«Le concept de care ne devrait pas avoir de sexe et concerner aussi bien les hommes que les femmes, a souligné la conférencière. Malheureusement, il reste encore fortement associé aux femmes travaillant dans le milieu de la santé, où le care prend tout son sens face aux malades, aux faibles et aux handicapés. On s’attend même des femmes qu’elles soient plus "humaines" que les hommes. En fait, on souhaite qu’elles soient aussi performantes mais en même temps différentes de leurs collègues masculins. Tout cela est assez compliqué. Disons seulement que c’est difficile d’être fidèle à l’idéologie de la performance quand on doit aller chercher les enfants à l’école à la fin de la journée, une tâche qui demeure encore et toujours le lot des femmes.»
La corde au cou
Cela dit, le travail tue en France.

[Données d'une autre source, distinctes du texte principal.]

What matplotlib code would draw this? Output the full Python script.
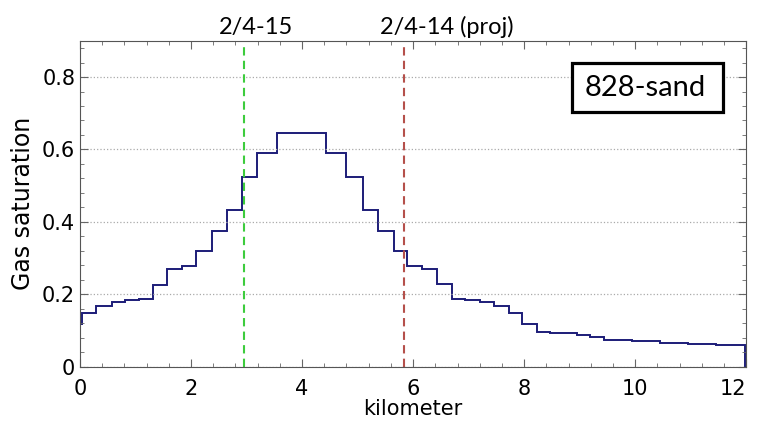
import matplotlib.pyplot as plt
from matplotlib.patches import Rectangle
from matplotlib.ticker import MultipleLocator, FuncFormatter

# step edges (km) and gas saturation per step
edges = [0, 0.03, 0.29, 0.57, 0.81, 1.07, 1.31, 1.57, 1.83, 2.09, 2.37, 2.64,
         2.91, 3.18, 3.54, 4.43, 4.79, 5.09, 5.36, 5.65, 5.89, 6.16, 6.43,
         6.70, 6.94, 7.21, 7.45, 7.72, 7.97, 8.23, 8.47, 8.95, 9.19, 9.43,
         9.95, 10.45, 10.95, 11.45, 11.97, 12.0]
sat = [0.118, 0.149, 0.169, 0.180, 0.183, 0.187, 0.226, 0.269, 0.277, 0.321,
       0.375, 0.433, 0.523, 0.590, 0.646, 0.590, 0.523, 0.433, 0.375, 0.321,
       0.279, 0.270, 0.228, 0.187, 0.183, 0.178, 0.168, 0.148, 0.118, 0.097,
       0.092, 0.088, 0.081, 0.074, 0.070, 0.067, 0.064, 0.061, 0.0]

xticks = [0, 2, 4, 6, 8, 10, 12]

wells = ["2/4-15", "2/4-14 (proj)"]
well_x = [2.96, 5.83]
well_colors = ["#3dcc3d", "#b5504b"]
label_x = [3.17, 6.6]

plt.rcParams['font.family'] = ['DejaVu Sans']

fig = plt.figure(figsize=(7.57, 4.25), dpi=100)
ax = fig.add_axes([0.1057, 0.137, 0.88, 0.767])

ax.stairs(sat, edges, color='#1c1c78', linewidth=1.4, baseline=None)

for x, c in zip(well_x, well_colors):
    ax.axvline(x, color=c, linestyle='--', linewidth=1.5, dashes=(4, 2.5))
for name, lx in zip(wells, label_x):
    ax.text(lx, 1.02, name, ha='center', va='baseline', fontsize=17,
            family=['Lato', 'DejaVu Sans'], transform=ax.get_xaxis_transform(),
            clip_on=False)

# label box in the upper right
ax.add_patch(Rectangle((0.739, 0.781), 0.226, 0.151, transform=ax.transAxes,
                       facecolor='white', edgecolor='black', linewidth=2.3,
                       zorder=5))
ax.text(0.849, 0.830, "828-sand", ha='center', va='baseline', fontsize=21,
        family=['Lato', 'DejaVu Sans'], transform=ax.transAxes, zorder=6)

ax.set_xlim(0, 12)
ax.set_ylim(0, 0.9)
ax.set_xticks(xticks)
ax.xaxis.set_minor_locator(MultipleLocator(0.4))
ax.yaxis.set_major_locator(MultipleLocator(0.2))
ax.yaxis.set_minor_locator(MultipleLocator(0.04))
ax.yaxis.set_major_formatter(FuncFormatter(lambda v, p: '%g' % round(v, 2)))
ax.tick_params(which='both', direction='in', top=True, right=True,
               labelsize=15, color='#666666')
ax.tick_params(which='major', length=6)
ax.tick_params(which='minor', length=3)
ax.tick_params(axis='x', pad=9)
ax.tick_params(axis='y', pad=3.5)
ax.grid(axis='y', which='major', linestyle=':', color='#aaaaaa', linewidth=0.9)
for s in ax.spines.values():
    s.set_color('#555555')

ax.set_xlabel('kilometer', fontsize=15, labelpad=0)
ax.set_ylabel('Gas saturation', fontsize=17, labelpad=5)

# keep the last x label inside the figure, as in the reference
ax.xaxis.get_major_ticks()[-1].label1.set_horizontalalignment('right')

fig.savefig('out.png', dpi=100)
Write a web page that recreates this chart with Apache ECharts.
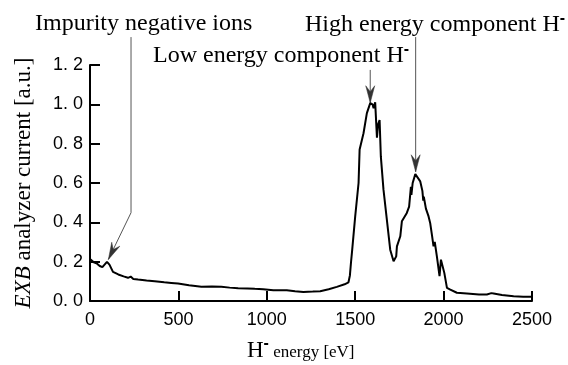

La quête de la performance fait beaucoup de victimes, particulièrement chez les dirigeants d’entreprises qui décident de mettre fin à leurs jours parce qu’ils sont désespérés et se jugent incapables de livrer la marchandise. En 2007, année où la France a connu une vague de suicide importante, l’un des numéros de la revue Santé et travail montrait en première page la photo d’un homme dont la cravate était remplacée par une corde. Très forte, l’image excluait du coup les femmes et les ouvriers. «À travers cette iconographie se dégage un nouvel imaginaire social, explique Pascale Molinier. Dans notre société, ce sont les hommes blancs, compétents et très qualifiés, riches, en quelque sorte, qui se suicident. On se dit pourtant qu’ils appartiennent à la catégorie des chanceux, de ceux qui ne devraient pas souffrir. Mais la logique de la performance les rattrape vite. On est loin du care.»